We’re not talking about that. We’re talking about leaders who are pushing broad strokes agendas that will ultimately restore structural barriers to the general advancement of human kind. And worse, they’re pushing an agenda that will perpetuate religious discrimination and institutionalize xenophobia.
And they’re doing that under the auspices of quick fixes for their supporters’ economic hardships. That’s a lie. What’s disturbing about the above from FT is that it suggests even the youth vote isn’t immune to the fiction being peddled by Trump and Le Pen.
I have a message for the Justine Dieulafaits and Dominiques in France: Marine Le Pen will not change your economic reality for the better.
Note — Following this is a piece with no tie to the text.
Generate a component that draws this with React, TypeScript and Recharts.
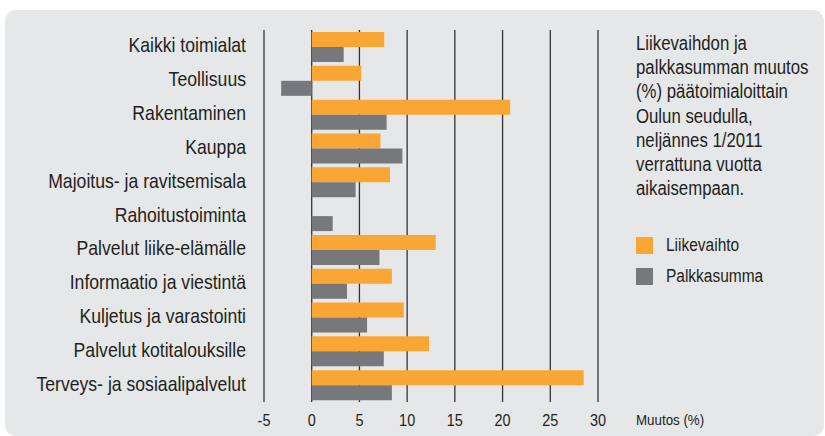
import { BarChart, Bar, XAxis, YAxis, CartesianGrid } from 'recharts';

const categories = [
  'Kaikki toimialat',
  'Teollisuus',
  'Rakentaminen',
  'Kauppa',
  'Majoitus- ja ravitsemisala',
  'Rahoitustoiminta',
  'Palvelut liike-elämälle',
  'Informaatio ja viestintä',
  'Kuljetus ja varastointi',
  'Palvelut kotitalouksille',
  'Terveys- ja sosiaalipalvelut',
];
const liikevaihto = [7.6, 5.2, 20.8, 7.2, 8.2, null, 13.0, 8.4, 9.65, 12.3, 28.5];
const palkkasumma = [3.35, -3.2, 7.85, 9.5, 4.6, 2.2, 7.1, 3.7, 5.8, 7.55, 8.4];
const xTicks = [-5, 0, 5, 10, 15, 20, 25, 30];
const titleLines = [
  'Liikevaihdon ja',
  'palkkasumman muutos',
  '(%) päätoimialoittain',
  'Oulun seudulla,',
  'neljännes 1/2011',
  'verrattuna vuotta',
  'aikaisempaan.',
];

const data = categories.map((name, i) => ({
  name,
  Liikevaihto: liikevaihto[i],
  Palkkasumma: palkkasumma[i],
}));

// no condensed font installed, so squeeze Liberation Sans horizontally
const FONT = '"Liberation Sans", Arial, sans-serif';
const SQUEEZE = 0.86;
const TEXT = '#231f20';
const ORANGE = '#f9a634';
const GRAY = '#77787b';

function CategoryTick(props: any) {
  const { x, y, payload } = props;
  return (
    <g transform={`translate(${x},${y})`}>
      <text transform={`scale(${SQUEEZE},1)`} textAnchor="end" dy={5.5} fontFamily={FONT} fontSize={20.5} fill={TEXT}>
        {payload.value}
      </text>
    </g>
  );
}

function ValueTick(props: any) {
  const { x, y, payload } = props;
  return (
    <g transform={`translate(${x},${y})`}>
      <text transform={`scale(${SQUEEZE},1)`} textAnchor="middle" dy={18} fontFamily={FONT} fontSize={16.8} fill={TEXT}>
        {payload.value}
      </text>
    </g>
  );
}

const squeezed = { transform: `scaleX(${SQUEEZE})`, transformOrigin: 'left', whiteSpace: 'nowrap' as const };

export default function App() {
  const legend = [
    { label: 'Liikevaihto', color: ORANGE },
    { label: 'Palkkasumma', color: GRAY },
  ];
  return (
    <div style={{ position: 'fixed', left: 0, top: 0, width: 825, height: 436, background: '#fff', overflow: 'hidden' }}>
      <div
        style={{
          position: 'absolute',
          left: 5,
          top: 10,
          width: 819,
          height: 426,
          background: '#e6e7e8',
          borderRadius: 11,
        }}
      />
      <div style={{ position: 'absolute', left: 636, top: 31, fontFamily: FONT, fontSize: 19.5, lineHeight: '24.2px', color: TEXT }}>
        {titleLines.map((l) => (
          <div key={l} style={squeezed}>{l}</div>
        ))}
      </div>
      {legend.map((it, i) => (
        <div key={it.label} style={{ position: 'absolute', left: 636, top: 237 + i * 30.5, height: 17, display: 'flex', alignItems: 'center' }}>
          <span style={{ width: 17, height: 17, background: it.color, display: 'inline-block', marginRight: 13 }} />
          <span style={{ ...squeezed, fontFamily: FONT, fontSize: 18, color: TEXT }}>{it.label}</span>
        </div>
      ))}
      <div style={{ position: 'absolute', left: 636, top: 411.5, fontFamily: FONT, fontSize: 15.5, lineHeight: '16px', color: TEXT, ...squeezed }}>
        Muutos (%)
      </div>
      <div style={{ position: 'absolute', left: 0, top: 0 }}>
        <BarChart
          width={825}
          height={436}
          data={data}
          layout="vertical"
          margin={{ top: 30, right: 227, bottom: 4, left: 0 }}
          barCategoryGap={2}
          barGap={0}
        >
          <CartesianGrid horizontal={false} stroke="#333" strokeWidth={1.3} />
          <XAxis
            type="number"
            domain={[-5, 30]}
            ticks={xTicks}
            height={30}
            axisLine={false}
            tickLine={false}
            tickMargin={0}
            tick={<ValueTick />}
          />
          <YAxis
            type="category"
            dataKey="name"
            width={264}
            axisLine={false}
            tickLine={false}
            tickMargin={12}
            interval={0}
            tick={<CategoryTick />}
          />
          <Bar dataKey="Liikevaihto" fill={ORANGE} isAnimationActive={false} />
          <Bar dataKey="Palkkasumma" fill={GRAY} isAnimationActive={false} />
        </BarChart>
      </div>
    </div>
  );
}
But she will change it for the worse by pursuing policies that impede the pace of global growth and trade.
Of course for every Heisenberg, there are ten other people shouting from the rooftops (if the shoe fits…) about the terrible plight of “this” generation which, as Dominique puts it, “is living worse than [their] parents.”
My guess is it would be rather telling to compare a day in the life of Dominique’s grandparents and great grandparents to a day in Dominique’s own life.
Go make that comparison and then tell me again about how much “worse” the Dominiques of the world have it compared to their ancestors. And while you’re at it, count the number of good things in Dominique’s life that are directly attributable to globalization.